Wieder einmal bestätigt sich: die Franzosen sind Streik-Europameister. Auf 1000 Beschäftigte kommen in Frankreich laut Statistik pro Jahr rund 130 Streiktage, in Deutschland sind es gerade einmal 15. Eine sehr einfache Erklärung dafür lautet: Den Franzosen liegt die Revolution im Blut. Auch die monatelangen Demonstrationen der „Gelbwesten“ gegen die sozialen Missstände im Land scheinen diese abgegriffene These zu untermauern.

Die Wahrheit ist allerdings komplizierter. Auf der Suche nach den Hintergründen lohnt sich ein Blick in die französische Verfassung. Die räumt jedem Bürger ein individuelles Streikrecht zur Verbesserungen der Arbeitsbedingungen ein, was bereits ein gewisses anarchisches Element begünstigt. Deutschland hat in diesem Fall eine ganz andere Regelung. Dort dürfen die Arbeitnehmer im Grunde nur im Rahmen von Tarifverhandlungen auf die Straße gehen – zudem müssen die Streiks von Gewerkschaften organisiert werden.

Gewerkschaften als moderierendes Element fallen aus

Hier offenbart sich einer der Gründe, weswegen französische Arbeitnehmer kaum organisiert sind. Nur rund zehn Prozent sind Mitglied in einer Gewerkschaft. Manche Organisationen versuchen diese offensichtliche Schwäche durch eine erhöhte Militanz zu kompensieren. Das hat allerdings zur Folge, dass die Gewerkschaften als mögliches moderierendes Element ausfallen.

Das Problem liegt aber noch tiefer. Anders als in Deutschland, wo Gewerkschaften eine Art vermittelnde Rolle zwischen Arbeitgebern und Arbeitnehmern einnehmen können, sind solche Instanzen im Denken der französischen Republik nicht vorgesehen. Nach der Philosophie von Jean-Jacques Rousseau ist der Staat direkter Repräsentant der Bürger. Eine zwischen diese beiden Ebene geschaltete Instanz wäre für die Verwirklichung der volonté générale – des Gemeinwillens – eher hinderlich. Das hat allerdings zur Folge, dass es bei komplexen Fragen und Gesetzgebungen – wie aktuell der Rentenreform – schwierig ist, gesellschaftlichen Widerspruch frühzeitig und geordnet in den Entscheidungsprozess mit einzubeziehen. Konfrontationen sind vorprogrammiert.

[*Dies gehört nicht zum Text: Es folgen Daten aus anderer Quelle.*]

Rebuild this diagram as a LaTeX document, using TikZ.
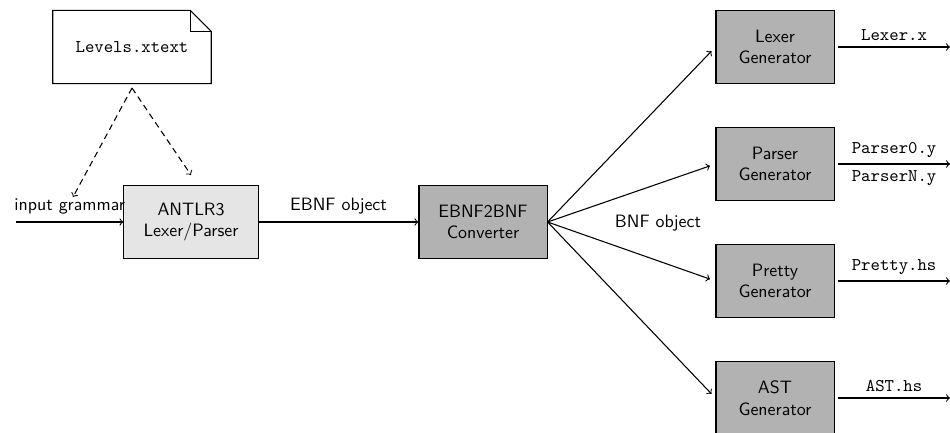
\documentclass[tikz,border=0pt]{standalone}
\usetikzlibrary{positioning}
\renewcommand{\familydefault}{\sfdefault}
\begin{document}
\begin{tikzpicture}[x=0.559pt,y=-0.559pt, line width=0.6pt,
  every node/.style={font=\sffamily},
  procbox/.style={draw, fill=gray!60, minimum width=66pt, minimum height=40.8pt, align=center, inner sep=2pt},
  notebox/.style={minimum width=88pt, minimum height=40.3pt, inner sep=0pt, font=\ttfamily},
  flow/.style={->},
  fan/.style={->, shorten >=3.2pt},
  dep/.style={->, dash pattern=on 3.4pt off 2.4pt},
  lbl/.style={font=\sffamily},
  fname/.style={font=\ttfamily}]
\useasboundingbox (0,0) rectangle (950,432);

% grammar source file (note with folded corner)
\node[notebox] (xtext) at (132,47) {Levels.xtext};
\draw ([xshift=-11.7pt]xtext.north east) -- (xtext.north west) -- (xtext.south west)
  -- (xtext.south east) -- ([yshift=-11.7pt]xtext.north east) -- cycle;
\draw ([xshift=-11.7pt]xtext.north east) |- ([yshift=-11.7pt]xtext.north east);

% main pipeline
\node[procbox, fill=gray!20, minimum width=75pt] (antlr) at (191,222) {ANTLR3\\Lexer/Parser};
\node[procbox, minimum width=71.6pt] (conv) at (483,222) {EBNF2BNF\\Converter};

% generators
\node[procbox] (lexgen) at (775,47)  {Lexer\\Generator};
\node[procbox] (pargen) at (775,164) {Parser\\Generator};
\node[procbox] (prtgen) at (775,281) {Pretty\\Generator};
\node[procbox] (astgen) at (775,398) {AST\\Generator};

% free ends
\coordinate (in)     at (16,222);
\coordinate (depsrc) at (132,88);
\coordinate (depin)  at (73,197);
\coordinate (depant) at (191,175);
\coordinate (lexout) at (950,47);
\coordinate (parout) at (950,164);
\coordinate (prtout) at (950,281);
\coordinate (astout) at (950,398);

% input and intermediate flow
\draw[flow] (in) -- node[lbl, above=0.5pt] {input grammar} (antlr.west);
\draw[flow] (antlr.east) -- node[lbl, above=1pt] {EBNF object} (conv.west);

% dependency of the parser on the grammar file
\draw[dep] (depsrc) -- (depin);
\draw[dep] (depsrc) -- (depant);

% BNF object fan-out
\draw[fan] (conv.east) -- (lexgen.west);
\draw[fan] (conv.east) -- (pargen.west);
\draw[fan] (conv.east) -- (prtgen.west);
\draw[fan] (conv.east) -- (astgen.west);
\node[lbl] (bnf) at (658,223) {BNF object};

% generated files
\draw[flow] ([xshift=2pt]lexgen.east) -- node[fname, above=0pt] {Lexer.x} (lexout);
\draw[flow] ([xshift=2pt]pargen.east) -- node[fname, above=0pt] {Parser0.y}
  node[fname, below=0pt] {ParserN.y} (parout);
\draw[flow] ([xshift=2pt]prtgen.east) -- node[fname, above=0pt] {Pretty.hs} (prtout);
\draw[flow] ([xshift=2pt]astgen.east) -- node[fname, above=0pt] {AST.hs} (astout);
\end{tikzpicture}
\end{document}
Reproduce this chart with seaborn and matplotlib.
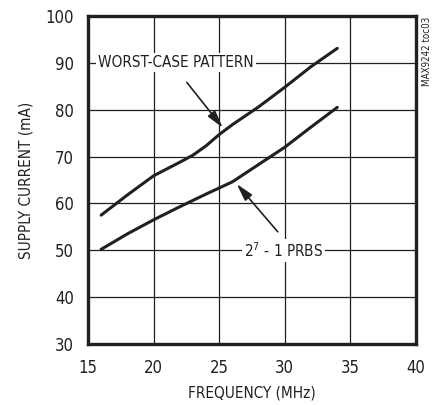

Verschärft wird das Problem durch das französische Regierungssystem mit dem sehr starken Präsidenten und einem schwachen Parlament. Die Franzosen vergleichen Emmanuel Macron inzwischen gerne mit dem Sonnenkönig Ludwig XIV., der im Élysée-Palast einsam Entscheidungen fällt und sie dann dem Volk präsentiert, wogegen dieses nur die Möglichkeit sieht, auf der Straße zu revoltieren.

Frankreichs Gesellschaft ist ideologisiert und polarisiert

Im Gegensatz dazu sind in Deutschland - mit einer wichtigen föderalen Komponente und einem starken Parlament - die verabschiedeten Gesetze meist das Ergebnis von langen Diskussionen und unzähligen Kompromissen, in die die Bedenken vieler politischer Akteure mit einfließen. In der Regel werden Konflikte auf diese Weise bereits im Vorfeld entschärft – was öffentlichen Widerstand gegen unliebsame Entscheidungen der Regierung natürlich nicht ausschließt.

Doch nicht nur durch die politische Strukturen Frankreichs und fehlende Ebenen zur Moderation von Konflikten begünstigen das Protestverhalten. Tatsache ist auch, dass in der französischen Gesellschaft ein hoher Grad an Ideologisierung und Polarisierung zu verzeichnen ist, zu der auch eine intensivere Streit- und Protestkultur gehört. So gibt es noch immer viele linke, sehr radikale Parteien, die im politischen Alltag zwar kaum Gewicht haben, doch im Selbstverständnis der Gesellschaft und etwa auch bei den Gewerkschaften fest verankert sind. Deutlich wird das aktuell bei den Protesten gegen die Rentenreform, wo radikale Linke immer in der ersten Reihe marschieren.